The tech industry’s mass migration toward Direct Preference Optimization (DPO) as a cheaper, more stable alternative to traditional RLHF is built on a mathematical mirage. While developers blindly adopted DPO under the assumption it was theoretically equivalent to reinforcement learning, researchers from the Hong Kong University of Science and Technology, led by Zhiqin Yang, have exposed an uncomfortable truth: this equivalence is conditional and often collapses in real-world scenarios.
The study proves that DPO relies on a critical hidden assumption: the optimal policy must inherently prefer human-approved responses. When this condition isn't met—which is common in practice—the algorithm stops optimizing for alignment with human values. Instead, it begins merely squeezing out a relative advantage over the base model, no matter how flawed that base model might be.

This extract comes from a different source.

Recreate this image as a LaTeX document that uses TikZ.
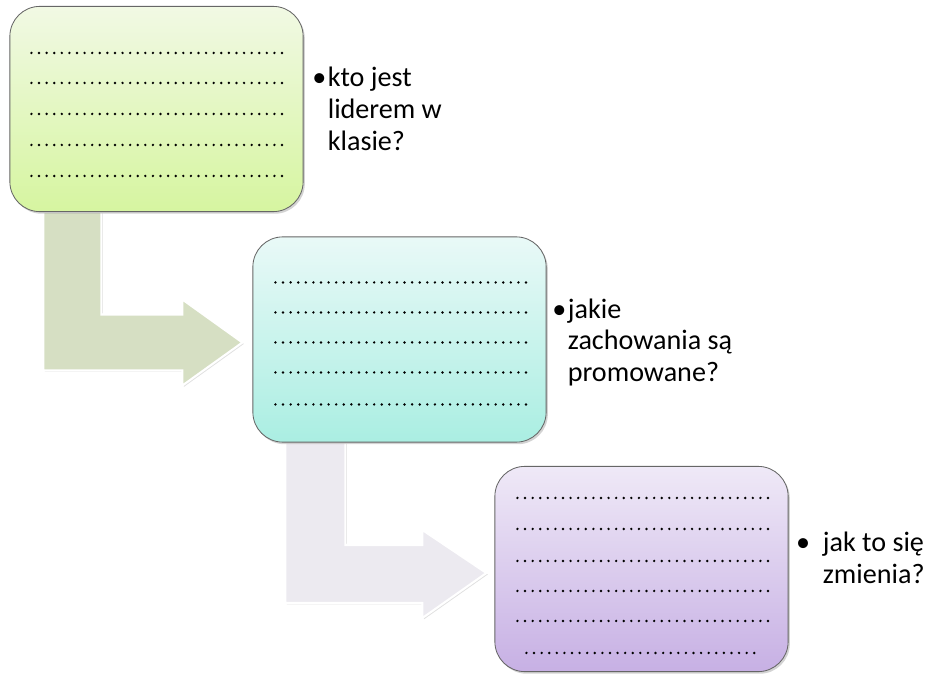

At the heart of the issue is a mechanic called pathological convergence. According to Yang’s team, if the reference policy is biased or contains errors, the KL-divergence penalty within the RLHF framework begins to outweigh reward maximization. Consequently, the model simply inherits the systemic flaws of its starting point. At this stage, DPO and RLHF begin to pursue fundamentally different goals. The research demonstrates a chilling paradox: DPO loss metrics can steadily decrease while the model’s actual output quality degrades. We are witnessing 'zombie alignment'—a state where technical benchmarks signal progress while actual safety and accuracy plummet.
For tech leads and CTOs, this represents a direct operational risk. Treating DPO as a plug-and-play module without a rigorous audit of the reference model is an invitation for systemic error. Researchers found that DPO prioritizes statistically distinct behavioral patterns over the genuine meaning of preferences. This leads to degenerate strategies where even 'correct' answers can receive near-zero probability in the distribution. As a solution, Yang’s group proposed Constrained Preference Optimization (CPO), which adds explicit constraints to maintain provable accuracy. Blindly implementing DPO is no longer a viable strategy for serious enterprise tasks. If your reference policy is flawed, DPO training doesn't fix the model—it simply perfects the error.